It is both a fascinating insight into the intrigues and agonies he encounters along the way, and also a deeply moving portrait of his childhood and his love affair with Swaziland, where he was born and brought up during the last throes of the British Empire.
Through the mayhem - never-ending financial pressures; hostilities, and finally breakdown of communication with his producer; the nerve-racking quest to persuade the King of Swaziland to grant permission to film in his country; the assembly of a stellar cast including Gabriel Byrne, Miranda Richardson, Emily Watson, and Julie Walters - Richard E. Grant has written and reads, with characteristic humour and charm, an extraordinarily honest and revealing account of a labour of love and the realisation of a dream.
have always been a fan of Richard E Grant. superb actor, great stories. had i never heard of him, i would have thought i discovered buried treasure. first of all - everyone should see at least two of his films WITHNAIL AND I and HOW TO GET AHEAD IN ADVERTISING. then you can rest assured that your purchase of this audio book will be well worth it. Grant journals the story of how he made the Wah Wah diaries. He writes about everyone he's come across professionally and personally - and it's a wonderful account. he's dropping names because they are his contemporaries. you will not be disappointed. His Bob Altman stories from The Player and other Altman films are inspiring. If you work as a writer in this crazy town, and you're feeling a bit blue - this book's for you. If you're interested in the reality of raising money, casting, shooting - you can fake being a seasoned producer by the time you're done. It's a wonderful listen. Read by one of the great actors of our time.
3 of 3 people found this review helpful
Loved this book, thoroughly enjoyable ride into the highs and lows of making a film.
Richard E Grant is fabulous as the narrator as he takes us on his personal journey full of triumphs and disasters. I hope Audible adds his other book With Nails: The Film Diaries of Richard E. Grant to its library.

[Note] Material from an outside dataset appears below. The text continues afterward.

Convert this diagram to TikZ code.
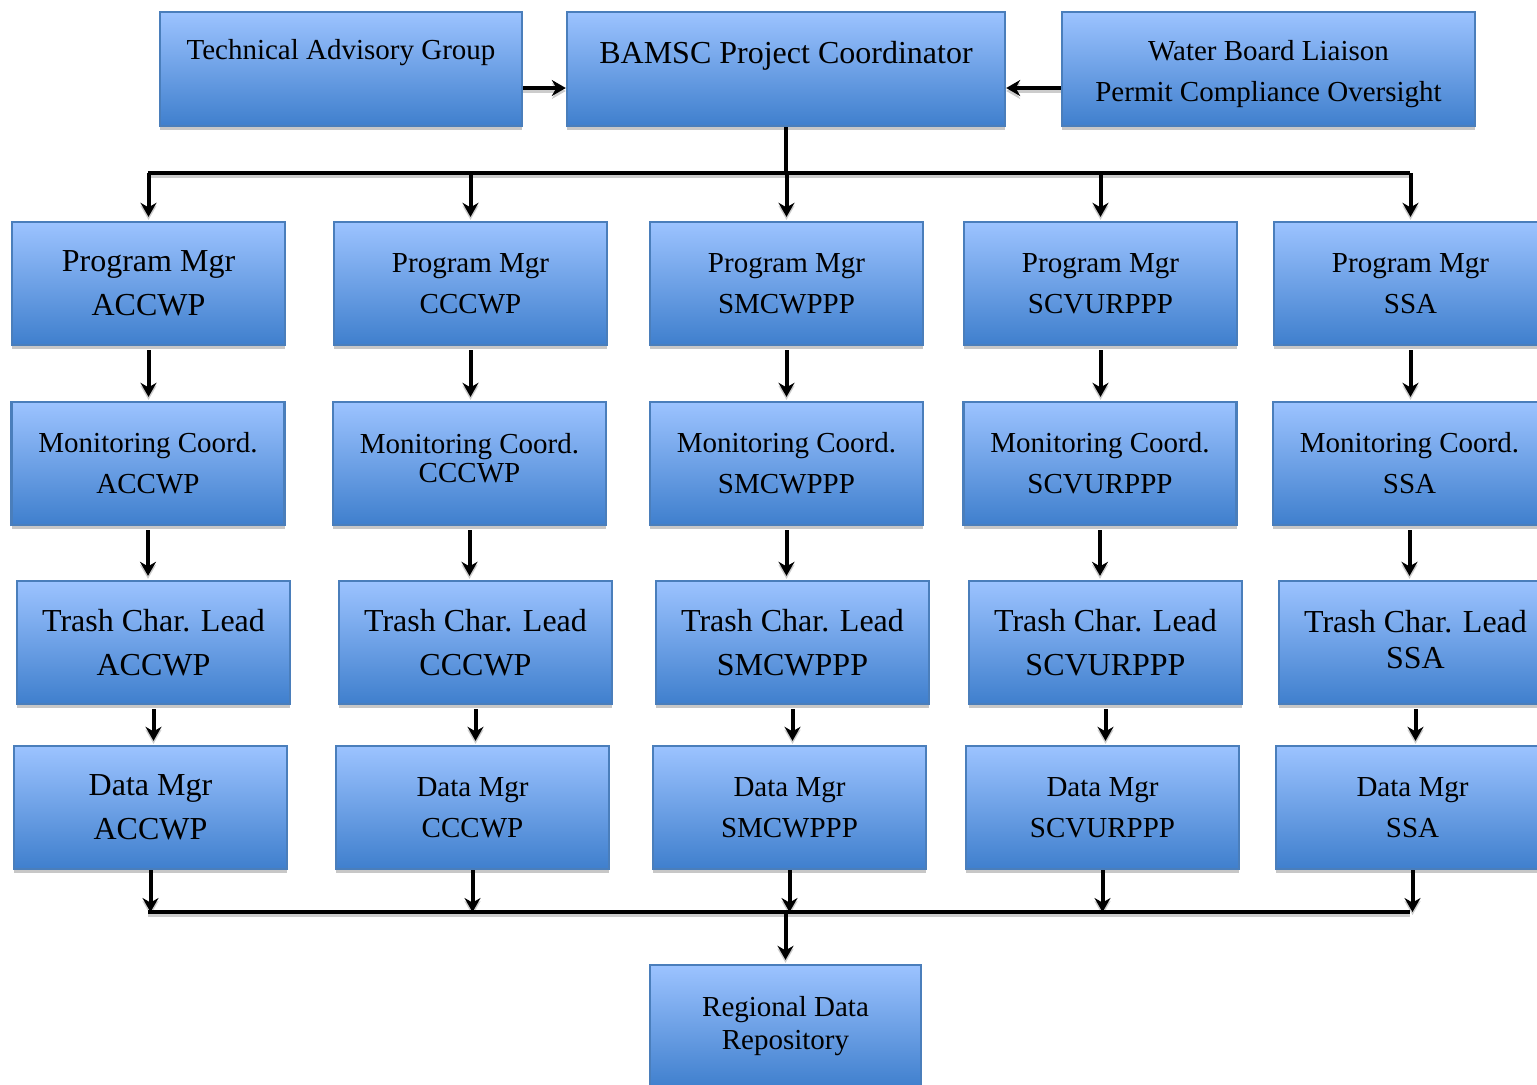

1 of 1 people found this review helpful
I have tried so hard to listen to this books but my mind kept wondering off. To me, who has read nearly 1000 books, it's a sign of boredom. It's an extremely (please underline extremely) detailed account of the making of his life story into a movie. At one point Grant writes (in excruciating detail) EVERY actor who tuned the project down (with details of the actual conversations!) Instead of simply writing "several actors turned me down". I almost got to a point where I was saying out loud "just take the project and lets move on!!".
...Has anyone ever watched those youtube videos made by first timers who keep the camera rolling while they wait for milk to boil or food to cook instead of editing "the waiting" out? Well this book is the written versions of an unedited story. Really liked the hotel TV show, this book though? Sorry not so much
I like Richard E. Grant very much and hoped his book would be enjoyable. I wasn't disappointed. He reads it with enthusiasm and laughs when obviously it was funny when it happened. So you get a feeling of being there very much. The only thing was I thought it could have been trimmed by about 15 minutes. The build up to the filmimg was great and I enjoyed the later episodes of the editing and promotion more than the actual filming part of the story. But thats only me. Well worth the purchase.